The Xiamen International Stone Fair is an annual trade show for the stone industry. The exhibition takes place March 6-9 every year in Xiamen, China. With 2,000 exhibitors from over 50 countries and 150,000 visitors from 155 countries, the Xiamen Stone Fair is one of the most influential in the industry.

Visitors 
The majority of visitors are from Asia while approximately one-third of visitors are from North America, Europe, and Oceania in 2016.

Exhibitors 
Over half of exhibitors are from outside China, with Turkey, Italy, Brazil, India, and Egypt representing more than half of all the international companies.
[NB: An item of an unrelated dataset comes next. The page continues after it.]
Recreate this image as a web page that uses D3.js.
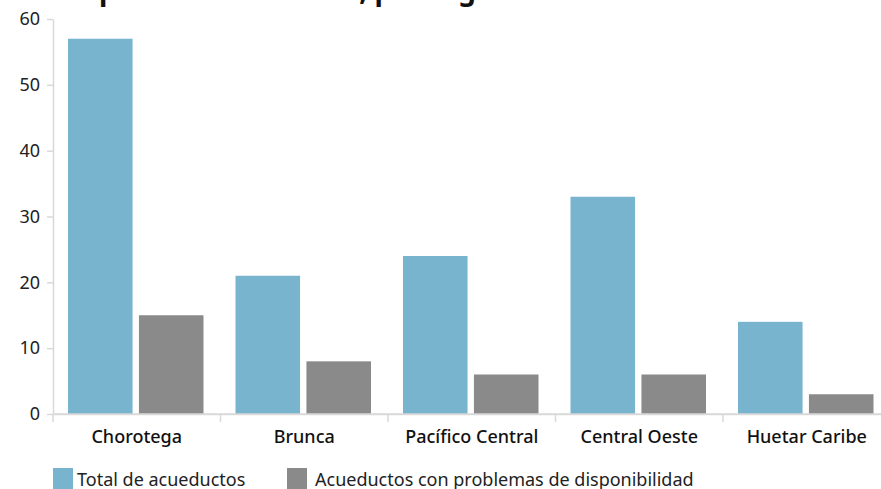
<!DOCTYPE html>
<meta charset="utf-8">
<title>Disponibilidad hídrica, por región</title>
<style>
  html, body { margin: 0; padding: 0; background: #fff; }
  svg { display: block; font-family: 'Noto Sans', 'Open Sans', sans-serif; }
  .title { font-size: 28px; font-weight: 700; fill: #111; }
  .y-axis, .x-axis { font-family: 'Noto Sans', 'Open Sans', sans-serif; }
  .y-axis text { font-size: 18px; fill: #222; }
  .x-axis text { font-size: 18px; font-weight: 500; fill: #111; }
  .domain, .tick line { stroke: #d9d9d9; stroke-width: 1.5px; }
  .legend text { font-size: 18px; fill: #222; }
</style>
<svg width="881" height="489"></svg>
<script src="https://cdn.jsdelivr.net/npm/d3@7"></script>
<script>
  'use strict'
  // chart values
  const regions = ['Chorotega', 'Brunca', 'Pacífico Central', 'Central Oeste', 'Huetar Caribe']
  const totalAcueductos = [57, 21, 24, 33, 14]
  const conProblemas = [15, 8, 6, 6, 3]
  const seriesNames = ['Total de acueductos', 'Acueductos con problemas de disponibilidad']
  const seriesColors = ['#79b4ce', '#8a8a8a']
  const yTicks = [0, 10, 20, 30, 40, 50, 60]

  const margin = { top: 19, right: -9.5, bottom: 75, left: 53 }
  const svg = d3.select('svg')
  const width = +svg.attr('width') - margin.left - margin.right
  const height = +svg.attr('height') - margin.top - margin.bottom

  // title sits mostly above the visible area
  svg.append('text')
    .attr('class', 'title')
    .attr('x', 56)
    .attr('y', 0)
    .text('Disponibilidad hídrica, por región')

  const g = svg.append('g').attr('transform', `translate(${margin.left},${margin.top})`)

  const x = d3.scaleBand().domain(regions).range([0, width])
  const y = d3.scaleLinear().domain([0, 60]).range([height, 0])
  const xs = d3.scaleBand().domain(seriesNames).range([15, x.bandwidth() - 17]).paddingInner(0.09)

  g.append('g')
    .attr('class', 'y-axis')
    .call(d3.axisLeft(y).tickValues(yTicks).tickSize(6).tickSizeOuter(0).tickPadding(7))
    .attr('font-family', null)

  g.append('g')
    .attr('class', 'x-axis')
    .attr('transform', `translate(0,${height})`)
    .call(d3.axisBottom(x).tickSize(0).tickSizeOuter(0).tickPadding(16))
    .attr('font-family', null)

  // separators between categories
  g.append('g')
    .selectAll('line')
    .data(regions)
    .join('line')
    .attr('x1', d => x(d)).attr('x2', d => x(d))
    .attr('y1', height).attr('y2', height + 8)
    .attr('stroke', '#d9d9d9').attr('stroke-width', 1.5)

  const rows = regions.map((r, i) => ({ region: r, values: [totalAcueductos[i], conProblemas[i]] }))

  g.append('g')
    .selectAll('g')
    .data(rows)
    .join('g')
    .attr('transform', d => `translate(${x(d.region)},0)`)
    .selectAll('rect')
    .data(d => d.values.map((v, i) => ({ key: seriesNames[i], value: v, color: seriesColors[i] })))
    .join('rect')
    .attr('x', d => xs(d.key))
    .attr('width', xs.bandwidth())
    .attr('y', d => y(d.value))
    .attr('height', d => y(0) - y(d.value))
    .attr('fill', d => d.color)

  // redraw baseline over bars
  g.append('line')
    .attr('x1', 0).attr('x2', width)
    .attr('y1', height).attr('y2', height)
    .attr('stroke', '#d9d9d9').attr('stroke-width', 1.5)

  const legend = svg.append('g').attr('class', 'legend')
  const legendX = [53, 287]
  seriesNames.forEach((name, i) => {
    const lg = legend.append('g').attr('transform', `translate(${legendX[i]},468)`)
    lg.append('rect').attr('width', 20).attr('height', 21).attr('fill', seriesColors[i])
    lg.append('text').attr('x', i === 0 ? 24 : 28).attr('y', 18).text(name)
  })
</script>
Total exhibition space is 180,000 sq. m. (~2 million sq. ft.).

Exhibit Range 

 Raw Blocks: granite, marble, limestone, sandstone, slate, volcanic, artificial stone
 Stone Products: countertops, sculpture, furniture, tombstones, landscape, mosaic
 Machines and Tools: mining, processing, diamond tool, IT products
 Stone Conservation: abrasive, cleaning, care, binding, colorant
 Service, Trade Press, and Associations

Xiamen & the stone industry 
The city of Xiamen has over 12,000 stone processing factories in its neighboring area. 60% of Chinese and 15% of global stone trading volume is a direct result of the local stone industry activity in Xiamen.

World Stone Congress 
Concurrent with the Xiamen Stone Fair is the World Stone Congress, a series of 40 seminars and educational sessions. Among the most influential of these is the Global Master Architects Forum which was presented by Sou Fujimoto in 2016.

MIA+BSI 
The stone industry organization, MIA+BSI, attended the 2016 edition of the Xiamen Stone Fair. Jim Heib, is the CEO of MIA+BSI. A delegation of 30 members is organized by MIA+BSI to join the 2017 edition.